Thousands of cold and scared people including women, children, the sick and injured, remain in the enclave, the aid agency said in a statement on Saturday. Thousands of people were evacuated on Thursday from the last rebel bastion in Aleppo, the first to leave under a ceasefire deal that would end years of fighting for the city and mark a major victory for Syrian President Bashar al-Assad.

But the talks are proving difficult. Negotiations between pro-government and opposition forces as well as their international backers, were believed to still be going on Sunday to finalise how the evacuations would take place and how many people would leave. It was not immediately clear if fighters were also being evacuated.

A senior Syrian rebel official from the powerful Ahrar al Sham group involved in the talks on Saturday said the deal was being held up by Iran and its allied Shi'ite militias which were insisting people be allowed to leave the two villages before allowing the Aleppo evacuation to proceed.

Aleppo had been divided between government and rebel areas in the nearly six-year-long war, but a lightning advance by the Syrian army and its allies began in mid-November following months of intense air strikes, forcing the insurgents out of most of the rebel-held territory within a matter of weeks The Syrian Observatory for Human Rights said people are sleeping in the streets. The London-based group also said that no lists of possible evacuees had been prepared yet in the other two besieged towns, Madaya and Zabadani.

 

UNITED NATIONS VOTE

The chaos surrounding the evacuation reflects the complexity of Syria's civil war, with an array of groups and foreign interests involved on all sides. The United Nations Security Council is due to vote Sunday on a French-drafted resolution aimed at ensuring that UN officials can monitor evacuations from Aleppo and the protection of civilians who remain.

The draft text, seen by Reuters on Saturday, also "emphasises that the evacuations of civilians must be voluntary and to final destinations of their choice, and protection must be provided to all civilians who choose or who have been forced to be evacuated and those who opt to remain in their homes." A vote has been scheduled for Sunday morning, diplomats said.

It was not immediately clear how Russia would vote on the French drafted UN resolution.
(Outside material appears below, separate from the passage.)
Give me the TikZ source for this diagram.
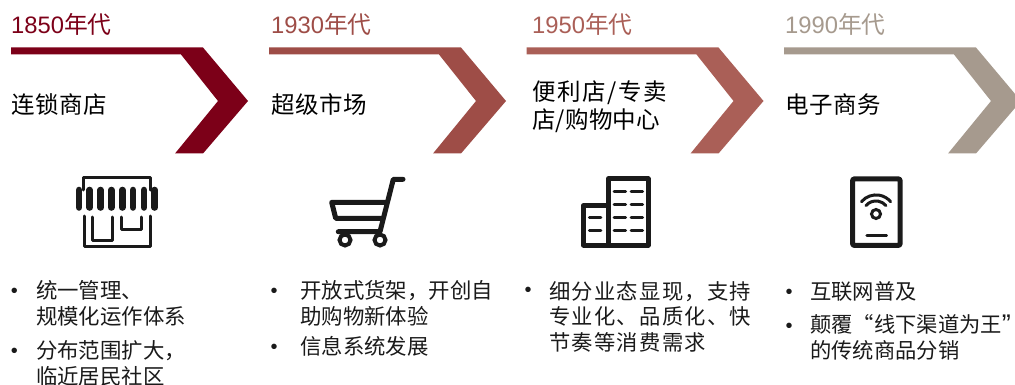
\documentclass[tikz,border=0pt]{standalone}
\usepackage{fontspec}
\setmainfont{Liberation Sans}
\newfontfamily\cjk{Noto Sans CJK SC}
\definecolor{cA}{HTML}{7C0018}
\definecolor{cB}{HTML}{9E4D47}
\definecolor{cC}{HTML}{AA5F57}
\definecolor{cD}{HTML}{A69A8E}
\definecolor{ink}{HTML}{1A1A1A}
\newcommand{\chev}[2]{%
  \fill[#1] (#2+11,47.5) -- (#2+203,47.5) -- (#2+248,101) -- (#2+203,153.5) -- (#2+175,153.5) -- (#2+218,101) -- (#2+181,54.5) -- (#2+11,54.5) -- cycle;}
\tikzset{
  year/.style={anchor=base west,inner sep=0pt,font=\fontsize{23.8}{26}\selectfont},
  head/.style={anchor=west,inner sep=0pt,align=left,text=black,font=\fontsize{23.5}{28}\selectfont\cjk\addfontfeature{LetterSpace=2}},
  item/.style={anchor=west,inner sep=0pt,align=left,text=ink,font=\fontsize{21.4}{26}\selectfont\cjk},
  itemb/.style={item,font=\fontsize{21.3}{26}\selectfont\cjk},
  itemwide/.style={item,font=\fontsize{21.3}{25.5}\selectfont\cjk\addfontfeature{LetterSpace=6}},
  dot/.style={anchor=center,inner sep=0pt,text=ink,font=\fontsize{20}{20}\selectfont},
  icon/.style={draw=ink,line width=5pt,line join=round,line cap=round},
  thin/.style={draw=ink,line width=2.7pt,line cap=round},
  storeline/.style={draw=ink,line width=3pt,line cap=round,line join=round},
  pill/.style={draw=ink,line width=6.6pt,line cap=round}
}
\begin{document}
\begin{tikzpicture}[x=1pt,y=-1pt]
\useasboundingbox (0,0) rectangle (1015,385);
\begin{scope}
\clip (0,0) rectangle (1015,385);
\chev{cA}{0}
\chev{cB}{258}
\chev{cC}{515.5}
\chev{cD}{773}
\end{scope}
% years
\node[year,text=cA] (y1) at (11,33.5) {1850{\cjk 年代}};
\node[year,text=cB] (y2) at (271,33.5) {1930{\cjk 年代}};
\node[year,text=cC] (y3) at (532,33.5) {1950{\cjk 年代}};
\node[year,text=cD] (y4) at (785,33.5) {1990{\cjk 年代}};
% headings
\node[head] (h1) at (11,104.5) {连锁商店};
\node[head] (h2) at (271,104.5) {超级市场};
\node[head] (h3) at (532,107) {{\addfontfeature{LetterSpace=6.5}便利店/专卖}\\{\addfontfeature{LetterSpace=1}店/购物中心}};
\node[head] (h4) at (785,105) {电子商务};
% store icon
\draw[storeline] (83,190) -- (83,177.5) -- (150,177.5) -- (150,190);
\foreach \px in {79,89.7,100.7,111.3,122.3,133,144,154.7}
  \draw[pill] (\px,190) -- (\px,207.5);
\draw[storeline] (84,216) -- (84,246.7) -- (150,246.7) -- (150,216);
\draw[storeline] (92.7,217) -- (92.7,240) -- (112.3,240) -- (112.3,217);
\draw[storeline] (121.7,217) -- (121.7,229.3) -- (141,229.3) -- (141,217);
% cart icon
\draw[icon] (403,179.3) -- (393.3,179.3) -- (380,231.7) -- (338.3,231.7);
\draw[icon] (386.7,202.3) -- (331.7,202.3) -- (335.7,218.3) -- (383,218.3);
\draw[draw=ink,line width=4pt] (345,240) circle[radius=5.5pt];
\draw[draw=ink,line width=4pt] (380,240) circle[radius=5.5pt];
% building icon
\draw[icon] (608.3,245) -- (608.3,179) -- (648.3,179) -- (648.3,245) -- (583.3,245) -- (583.3,205.7) -- (608.3,205.7);
\foreach \py in {191.3,204.3,217.3,230.7}{
  \draw[thin] (614,\py) -- (625.7,\py);
  \draw[thin] (631,\py) -- (642.7,\py);
}
\foreach \py in {217.3,230.7}
  \draw[thin] (589.3,\py) -- (601,\py);
% tablet icon
\draw[icon,rounded corners=1pt] (852.7,179) rectangle (900,245.3);
\draw[draw=ink,line width=3pt] (876,214) circle[radius=4.5pt];
\draw[draw=ink,line width=3pt,line cap=round] (866,205.6) arc[start angle=140,end angle=40,radius=13pt];
\draw[draw=ink,line width=3pt,line cap=round] (861.5,201.7) arc[start angle=140,end angle=40,radius=19pt];
\draw[draw=ink,line width=2.5pt,line cap=round] (866.7,235.7) -- (886.7,235.7);
% bullets
\node[dot] (d1) at (14.5,293) {•};
\node[dot] (d2) at (14.5,353) {•};
\node[dot] (d3) at (274,293) {•};
\node[dot] (d4) at (274,349) {•};
\node[dot] (d5) at (528,292) {•};
\node[dot] (d6) at (789,294) {•};
\node[dot] (d7) at (789,328) {•};
% item text
\node[item] (t1) at (36,303) {统一管理、\\规模化运作体系};
\node[item] (t2) at (36,363) {分布范围扩大，\\临近居民社区};
\node[item] (t3) at (300,303) {开放式货架，开创自\\助购物新体验};
\node[item] (t4) at (300,346.5) {信息系统发展};
\node[itemwide] (t5) at (549,316.5) {细分业态显现，支持\\专业化、品质化、快\\节奏等消费需求};
\node[itemb] (t6) at (810,291) {互联网普及};
\node[itemb] (t7) at (810,337) {颠覆“线下渠道为王{\rmfamily\fontsize{27}{26}\selectfont\raisebox{-1pt}{”}}\\的传统商品分销};
\end{tikzpicture}
\end{document}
Before the draft was circulated to the council, Russian UN Ambassador Vitaly Churkin said on Friday: "If it is a sensible initiative and we see it on paper, why not entertain this initiative?"

Russia, an ally of Damascus that has provided military backing to Assad's troops, has vetoed six Security Council resolutions on Syria since the conflict started in 2011. China joined Moscow in vetoing five resolutions. A crackdown by Assad on pro-democracy protesters in 2011 led to civil war and Islamic State militants have used the chaos to seize territory in Syria and Iraq. Half of Syria's 22 million people have been uprooted and more than 400,000 killed.